Disucssants: Emina Bužinkić and the authors Valeria Graziano, Marcell Mars and Tomislav Medak. Co-organized with the Free Palestine Initiative.
The book will be available at a discounted price, all the proceeds go toward the Free Palestine Initiative.
In many places around the world, the freedom to simply care for one another is under attack by the powerful, and acts of solidarity are being made illegal. In a moment of struggle defined by wars and genocides, the criminalisation of migration, the rollback of social welfare programs, and the right-wing clampdown on bodily autonomy, radical networks of care are fighting back.
From volunteer rescue boats in the Mediterranean to underground labs for preparing gender-affirming hormones, from the sharing of copyrighted health knowledge to the provision of abortion and contraception, people are reclaiming the means to care for one another in defiance of a system that devalues and exploits the labour of care.

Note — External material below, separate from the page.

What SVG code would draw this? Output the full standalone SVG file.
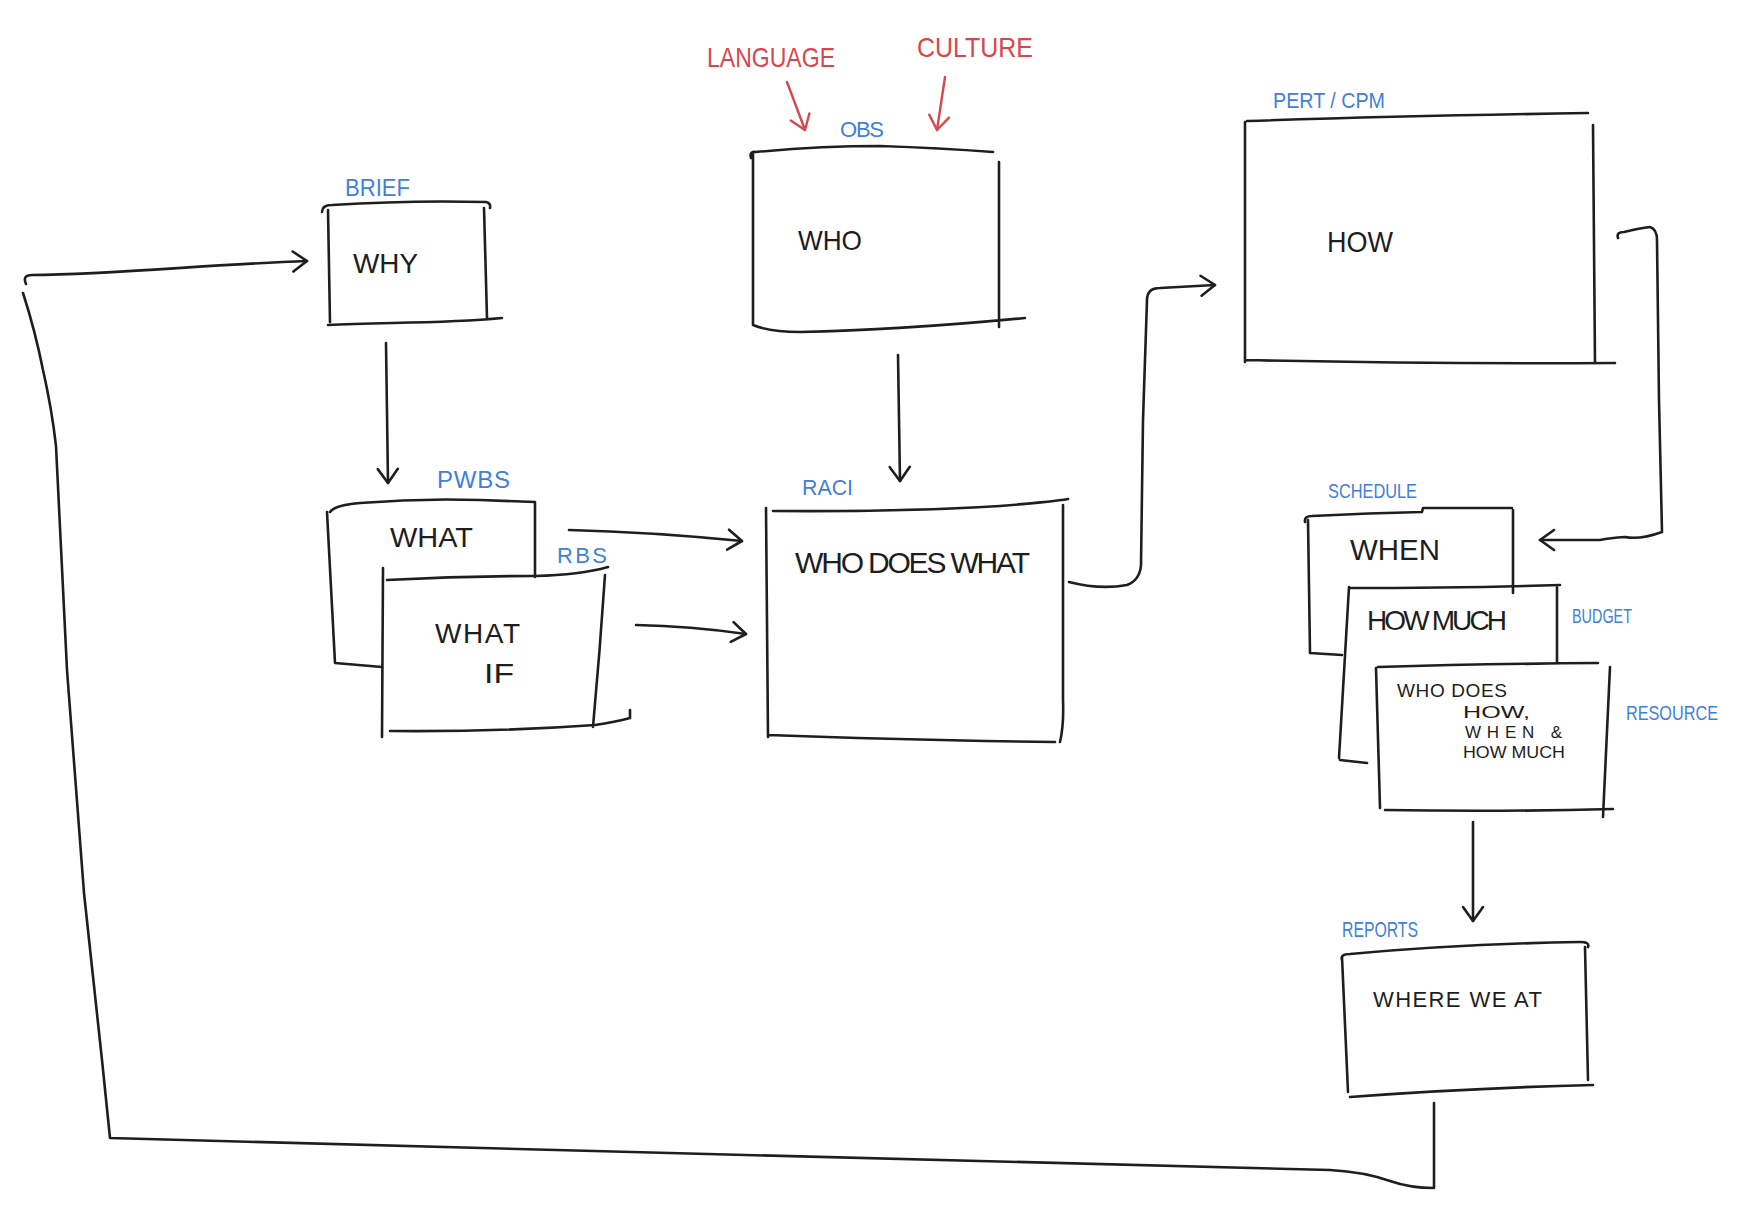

Against atomised despair, Pirate Care shows that fighting back isn’t only about legal and legislative changes but also about organizing, direct action, and disobedient care.
Excerpt from the book
We propose pirate care not as a distinct definable protocol but a concept to help those already involved and those looking to get involved in defiant practices of solidarity find one another and discover a common vocabulary for what we are doing in myriad ways. Unlike the institutions of Empire’s matrix of care, the strengths of pirate care are its multiplicity, plasticity, opacity, and capacity to adapt to local conditions, contexts, and opportunities.
Still, we contend that organized acts of disobedient care constitute a political formation that is more than the sum of its constituent parts. We join many radical thinkers in insisting that social and ecological reproduction will be the crucial theater of struggles to come. Pirate care is a frame within which to observe corresponding forms of militancy and to make new alliances. By federating together various forms of disobedient care, we can build our capacity to break free of Empire’s failing care regimes and grow autonomy in social and ecological reproduction, creating a virtuous circle that fosters new insurrections. Our understanding of federation is inspired by anarchist ideas of alliances between decentralized and nonhierarchical groups from which no one is excluded, as well as the examples of democratic confederalism in Kurdish Rojava and in Zapatista territories.
We understand the act of federation as starting from different realities we inhabit to come together in order to overcome the shared structural conditions of Empire that undermine collective human and nonhuman survival, thereby creating different trajectories into a liberated world.
This vision requires different ideals and models than the ones we often associate with radicalism. Pirate care practices have a way of asking more of who we are, and on whom and on what we depend. Pirate care, as a radically feminist proposition, is an ecology of practices where the figure of the carer is also the cared-for, and where interdependence is a core tenet.